In their loss, the Bears benefitted from a career afternoon from forward Tamenang Choh, who scored a game-high 18 points and collected a season-high of 16 rebounds. His performance propelled his rebounds per game average of 8.5 to second on the Ivy leaderboard — he trails only forward Jordan Bruner ’20, who averages 8.6 a game. Choh’s six offensive boards last weekend dwarfed that of others on the floor, yielding Brown a total of 12 second-chance points. Forward Paul Atkinson ’21 finished with three offensive rebounds, the second most in the game.
Although Yale’s 41.4 rebounds a game and +6.2 rebounding margin lead the Ivy League — and the team’s 31.5 defensive rebounds per game ranks second in all of NCAA Division I men’s basketball — Jones expressed frustration with Brown’s success on the offensive boards.
“We want to rebound a little bit better,” Jones said. “I thought they got too many offensive rebounds, too many second-chance points. Jordan Bruner does a great job of changing shots, and those misses — we need to make sure we scoop them up. We didn’t do that, they got three or four put-backs, and if we take those away, it’s a different game for us.”

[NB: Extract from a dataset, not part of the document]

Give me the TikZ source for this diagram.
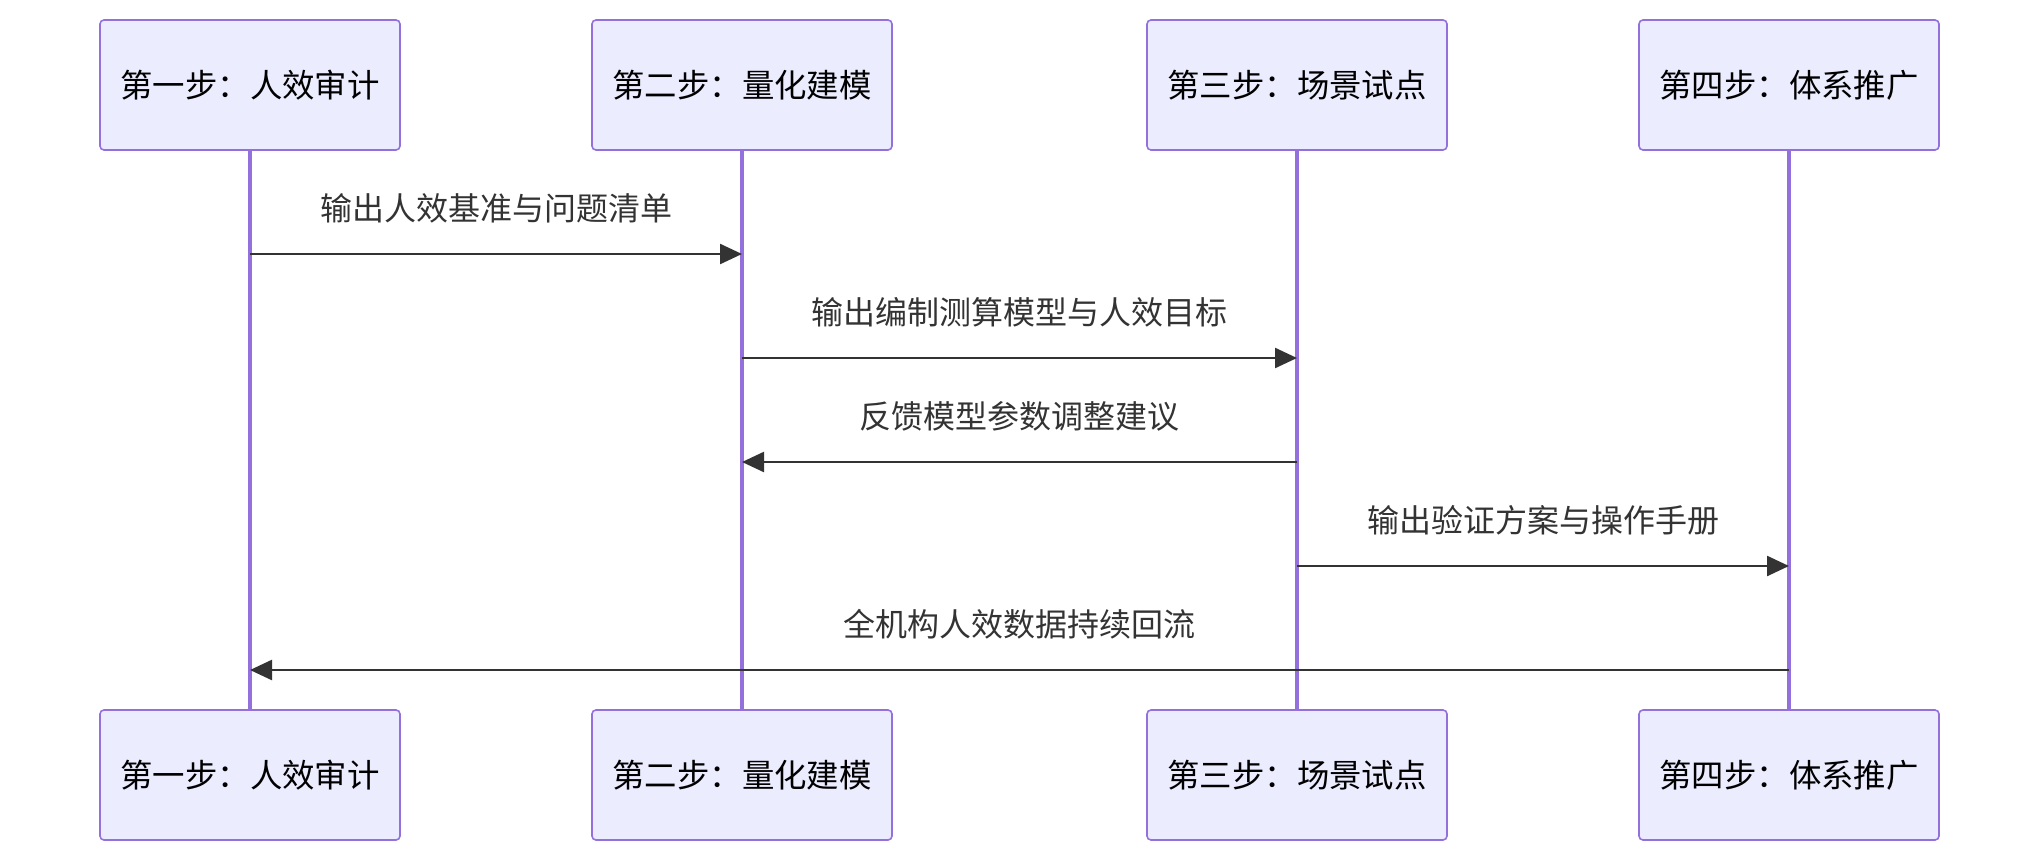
\documentclass[tikz,border=0pt]{standalone}
\usepackage{fontspec}
\setmainfont{Noto Sans CJK SC}
\usetikzlibrary{
  arrows.meta,
  positioning
}
\definecolor{seqpurple}{HTML}{9370DB}
\definecolor{seqfill}{HTML}{ECECFF}
\definecolor{seqtext}{HTML}{333333}
\tikzset{
  seqActor/.style={
    rectangle,
    rounded corners=2pt,
    draw=seqpurple,
    fill=seqfill,
    line width=0.8pt,
    minimum width=150pt,
    minimum height=65pt,
    text=black,
    font=\fontsize{16.2}{19}\selectfont
  },
  seqLife/.style={
    draw=seqpurple,
    line width=1.8pt
  },
  seqMsg/.style={
    -{Triangle[length=11pt,width=10pt]},
    draw=seqtext,
    line width=1.2pt
  },
  seqLabel/.style={
    text=seqtext,
    yshift=23pt,
    font=\fontsize{16}{19}\selectfont
  }
}

\begin{document}
\begin{tikzpicture}[x=0.5pt,y=-0.5pt]
  \useasboundingbox (0,0) rectangle (2040,862);

  % actors, top row
  \node[seqActor] (audit) at (250,85) {第一步：人效审计};
  \node[seqActor] (model) at (742,85) {第二步：量化建模};
  \node[seqActor] (pilot) at (1297,85) {第三步：场景试点};
  \node[seqActor] (rollout) at (1789,85) {第四步：体系推广};

  % actors, bottom row
  \node[seqActor] (auditEnd) at (250,775) {第一步：人效审计};
  \node[seqActor] (modelEnd) at (742,775) {第二步：量化建模};
  \node[seqActor] (pilotEnd) at (1297,775) {第三步：场景试点};
  \node[seqActor] (rolloutEnd) at (1789,775) {第四步：体系推广};

  % lifelines
  \draw[seqLife] (audit) -- (auditEnd);
  \draw[seqLife] (model) -- (modelEnd);
  \draw[seqLife] (pilot) -- (pilotEnd);
  \draw[seqLife] (rollout) -- (rolloutEnd);

  % message rows
  \coordinate (row1) at (0,254);
  \coordinate (row2) at (0,358);
  \coordinate (row3) at (0,462);
  \coordinate (row4) at (0,566);
  \coordinate (row5) at (0,670);

  \draw[seqMsg] (audit |- row1) -- node[seqLabel] {输出人效基准与问题清单} (model |- row1);
  \draw[seqMsg] (model |- row2) -- node[seqLabel] {输出编制测算模型与人效目标} (pilot |- row2);
  \draw[seqMsg] (pilot |- row3) -- node[seqLabel] {反馈模型参数调整建议} (model |- row3);
  \draw[seqMsg] (pilot |- row4) -- node[seqLabel] {输出验证方案与操作手册} (rollout |- row4);
  \draw[seqMsg] (rollout |- row5) -- node[seqLabel] {全机构人效数据持续回流} (audit |- row5);
\end{tikzpicture}
\end{document}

Yale dropped the second leg of last year’s series with the Bears 81–80 in Providence. Playing at home should figure as a big advantage for the Bulldogs, who have outscored opponents by an average of nearly 18 points this season on their own hardwood. Though Brown was projected to take last weekend’s game, according to the Yale Undergraduate Sports Analytics Group, the home-court advantage increases Yale’s chance of victory to 71.1 percent.
Still, playing the same opponent two weeks in a row poses a challenge for any team, as both players and coaches are familiar with the personnel and plays of their counterparts.
“It’s all about the minor details,” Phills said. “Coaches are going to nitpick us here and there, we’re going to watch a lot of film, and they’re going to be even more motivated after taking the loss, so just being mentally prepared and knowing it’s not going to be easier the second time, it’s going to be harder.”
With a win Friday, Jones would be the third Ivy League coach with more than 300 victories, joining Penn’s Fran Dunphy who has 310 and Princeton legend Pete Carril who has 514.
The Elis will host the Bears this Friday at 7 p.m. in the John J. Lee Amphitheater, where they will also hold a postgame autograph session.